Reproduce the full listing below unchanged, apart from the pictures.

> _Given data_
○ ○ ○ ○ ○

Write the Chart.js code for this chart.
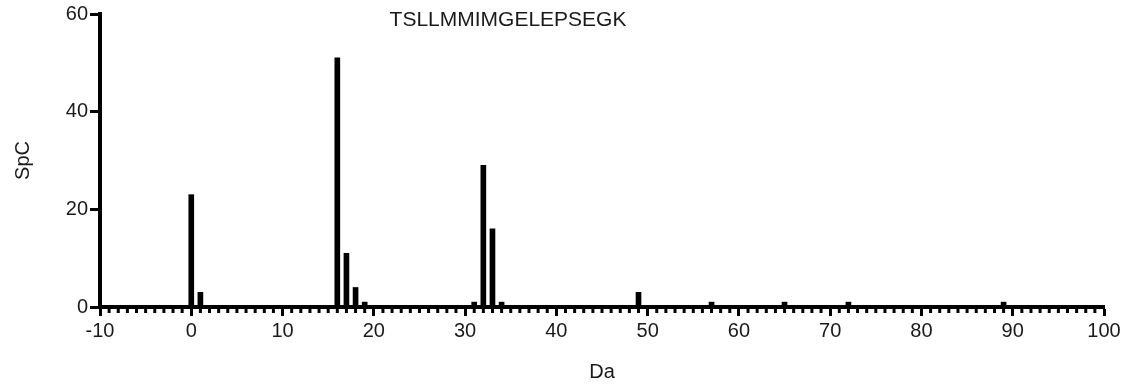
<!DOCTYPE html>
<html><head><meta charset="utf-8">
<script src="https://cdn.jsdelivr.net/npm/chart.js@4.4.1/dist/chart.umd.min.js"></script>
<style>html,body{margin:0;padding:0;background:#fff}#wrap{width:1128px;height:386px;position:relative}</style>
</head><body><div id="wrap"><canvas id="c" width="1128" height="386"></canvas></div>
<script>
const massShifts = [0, 1, 16, 17, 18, 19, 31, 32, 33, 34, 49, 57, 65, 72, 89];
const spectralCounts = [23, 3, 51, 11, 4, 1, 1, 29, 16, 1, 3, 1, 1, 1, 1];
const peptide = 'TSLLMMIMGELEPSEGK';
const xRange = [-10, 100];
const yRange = [0, 60];
const xLabel = 'Da';
const yLabel = 'SpC';

const FONT = "'Liberation Sans', Arial, sans-serif";
const TXT = '#1a1a1a';

const minorTicks = {
  id: 'minorTicks',
  afterDatasetsDraw(chart) {
    const xs = chart.scales.x, ctx = chart.ctx, y0 = chart.chartArea.bottom;
    ctx.save();
    ctx.strokeStyle = '#000';
    ctx.lineWidth = 3;
    for (let v = xRange[0]; v <= xRange[1]; v++) {
      if (v % 10 === 0) continue;
      const px = xs.getPixelForValue(v);
      ctx.beginPath();
      ctx.moveTo(px, y0);
      ctx.lineTo(px, y0 + 6);
      ctx.stroke();
    }
    ctx.restore();
  }
};
const titlePlugin = {
  id: 'peptideTitle',
  afterDraw(chart) {
    const ctx = chart.ctx;
    ctx.save();
    ctx.fillStyle = TXT;
    ctx.font = '21px ' + FONT;
    ctx.textAlign = 'center';
    ctx.textBaseline = 'middle';
    ctx.fillText(peptide, 508, 20);
    ctx.restore();
  }
};

new Chart(document.getElementById('c'), {
  type: 'bar',
  data: {
    datasets: [{
      data: massShifts.map((m, i) => ({ x: m, y: spectralCounts[i] })),
      backgroundColor: '#000',
      borderWidth: 0,
      barThickness: 5
    }]
  },
  options: {
    responsive: false,
    animation: false,
    layout: { padding: { top: 12, right: 24, left: 0, bottom: 0 } },
    plugins: { legend: { display: false }, tooltip: { enabled: false }, title: { display: false } },
    scales: {
      x: {
        type: 'linear',
        offset: false,
        min: xRange[0], max: xRange[1],
        afterFit(s) { s.height = 79; },
        ticks: { stepSize: 10, color: TXT, font: { family: FONT, size: 20 }, padding: 3, maxRotation: 0 },
        grid: { display: true, offset: false, drawOnChartArea: false, drawTicks: true, tickLength: 9, tickWidth: 3, tickColor: '#000', color: '#000' },
        border: { display: true, width: 4, color: '#000' },
        title: { display: true, text: xLabel, color: TXT, font: { family: FONT, size: 20 }, padding: { top: 8, bottom: 2 } }
      },
      y: {
        min: yRange[0], max: yRange[1],
        afterFit(s) { s.width = 100; },
        ticks: { stepSize: 20, color: TXT, font: { family: FONT, size: 20 }, padding: 2 },
        grid: { display: true, drawOnChartArea: false, drawTicks: true, tickLength: 10, tickWidth: 3, tickColor: '#000', color: '#000' },
        border: { display: true, width: 4, color: '#000' },
        title: { display: true, text: yLabel, color: TXT, font: { family: FONT, size: 20 }, padding: { top: 11, bottom: 20 } }
      }
    }
  },
  plugins: [minorTicks, titlePlugin]
});
</script></body></html>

○ ○ ○ ○ ○

> _Response to the exercise_
Write the Chart.js code for this chart.
<!DOCTYPE html>
<html><head><meta charset="utf-8">
<script src="https://cdn.jsdelivr.net/npm/chart.js@4.4.1/dist/chart.umd.min.js"></script>
<style>html,body{margin:0;padding:0;background:#fff}#wrap{width:1128px;height:386px;position:relative}</style>
</head><body><div id="wrap"><canvas id="c" width="1128" height="386"></canvas></div>
<script>
const massShifts = [0, 1, 16, 17, 18, 19, 31, 32, 33, 34, 49, 57, 65, 72, 89];
const spectralCounts = [23, 3, 51, 11, 4, 1, 1, 29, 16, 1, 3, 1, 1, 1, 1];
const peptide = 'TSLLMMIMGELEPSEGK';
const xRange = [-10, 100];
const yRange = [0, 60];
const xLabel = 'Da';
const yLabel = 'SpC';

const FONT = "'Liberation Sans', Arial, sans-serif";
const TXT = '#1a1a1a';

const minorTicks = {
  id: 'minorTicks',
  afterDatasetsDraw(chart) {
    const xs = chart.scales.x, ctx = chart.ctx, y0 = chart.chartArea.bottom;
    ctx.save();
    ctx.strokeStyle = '#000';
    ctx.lineWidth = 3;
    for (let v = xRange[0]; v <= xRange[1]; v++) {
      if (v % 10 === 0) continue;
      const px = xs.getPixelForValue(v);
      ctx.beginPath();
      ctx.moveTo(px, y0);
      ctx.lineTo(px, y0 + 6);
      ctx.stroke();
    }
    ctx.restore();
  }
};
const titlePlugin = {
  id: 'peptideTitle',
  afterDraw(chart) {
    const ctx = chart.ctx;
    ctx.save();
    ctx.fillStyle = TXT;
    ctx.font = '21px ' + FONT;
    ctx.textAlign = 'center';
    ctx.textBaseline = 'middle';
    ctx.fillText(peptide, 508, 20);
    ctx.restore();
  }
};

new Chart(document.getElementById('c'), {
  type: 'bar',
  data: {
    datasets: [{
      data: massShifts.map((m, i) => ({ x: m, y: spectralCounts[i] })),
      backgroundColor: '#000',
      borderWidth: 0,
      barThickness: 5
    }]
  },
  options: {
    responsive: false,
    animation: false,
    layout: { padding: { top: 12, right: 24, left: 0, bottom: 0 } },
    plugins: { legend: { display: false }, tooltip: { enabled: false }, title: { display: false } },
    scales: {
      x: {
        type: 'linear',
        offset: false,
        min: xRange[0], max: xRange[1],
        afterFit(s) { s.height = 79; },
        ticks: { stepSize: 10, color: TXT, font: { family: FONT, size: 20 }, padding: 3, maxRotation: 0 },
        grid: { display: true, offset: false, drawOnChartArea: false, drawTicks: true, tickLength: 9, tickWidth: 3, tickColor: '#000', color: '#000' },
        border: { display: true, width: 4, color: '#000' },
        title: { display: true, text: xLabel, color: TXT, font: { family: FONT, size: 20 }, padding: { top: 8, bottom: 2 } }
      },
      y: {
        min: yRange[0], max: yRange[1],
        afterFit(s) { s.width = 100; },
        ticks: { stepSize: 20, color: TXT, font: { family: FONT, size: 20 }, padding: 2 },
        grid: { display: true, drawOnChartArea: false, drawTicks: true, tickLength: 10, tickWidth: 3, tickColor: '#000', color: '#000' },
        border: { display: true, width: 4, color: '#000' },
        title: { display: true, text: yLabel, color: TXT, font: { family: FONT, size: 20 }, padding: { top: 11, bottom: 20 } }
      }
    }
  },
  plugins: [minorTicks, titlePlugin]
});
</script></body></html>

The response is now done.